Cardoso highlighted that the programme attracted a strong mix of both domestic and foreign investments, reflecting renewed confidence in Nigeria’s banking sector.

He revealed that approximately 73% of the capital raised came from local investors, while 27% was sourced internationally — a development he described as a significant milestone.

Nigeria’s banking sector is “turning a corner”

The CBN governor said the successful execution of the recapitalisation policy has effectively silenced early scepticism about its feasibility.

According to him, the outcome has validated the central bank’s long-term strategy for strengthening financial institutions and ensuring systemic stability.

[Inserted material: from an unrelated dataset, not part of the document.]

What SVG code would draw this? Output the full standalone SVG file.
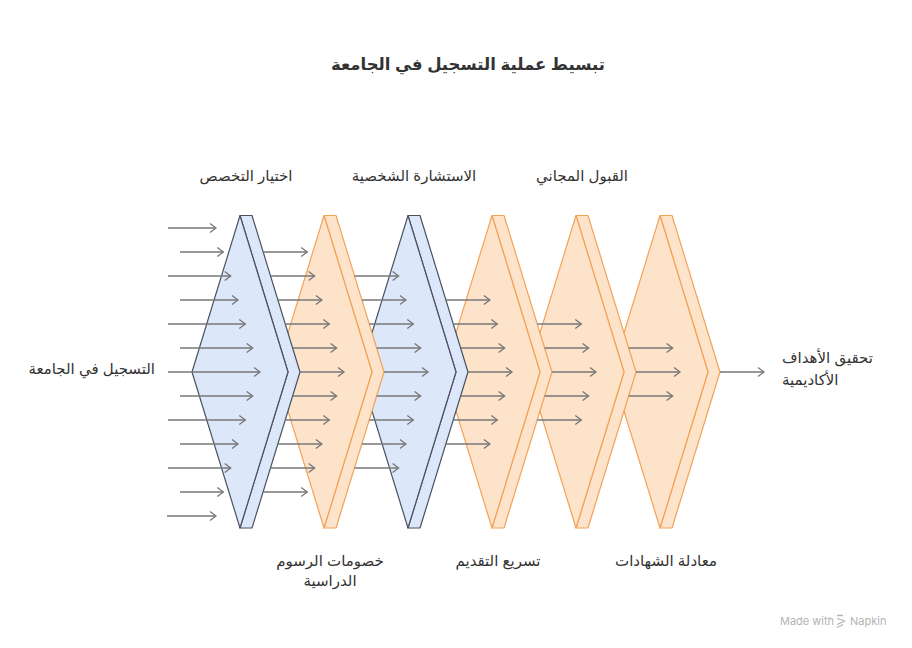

CBN assures Nigerians of banking sector stability
The CBN assures depositors and investors that Nigerian banks remain robust following the conclusion of the recapitalisation exercise. Credit: CBN
Source: Twitter

With most banks already meeting the required thresholds and others on track to comply, Nigeria’s banking sector appears to be entering a more resilient phase — even as a handful of institutions navigate the final stretch of legal and regulatory hurdles.

Nigerian banks face another test after recapitalisation

Legit.ng earlier reported that Nigeria’s banking sector faced tighter regulatory scrutiny as the CBN set an April 30 deadline for lenders to submit Board-approved Risk-Based Capital (RBC) stress test reports.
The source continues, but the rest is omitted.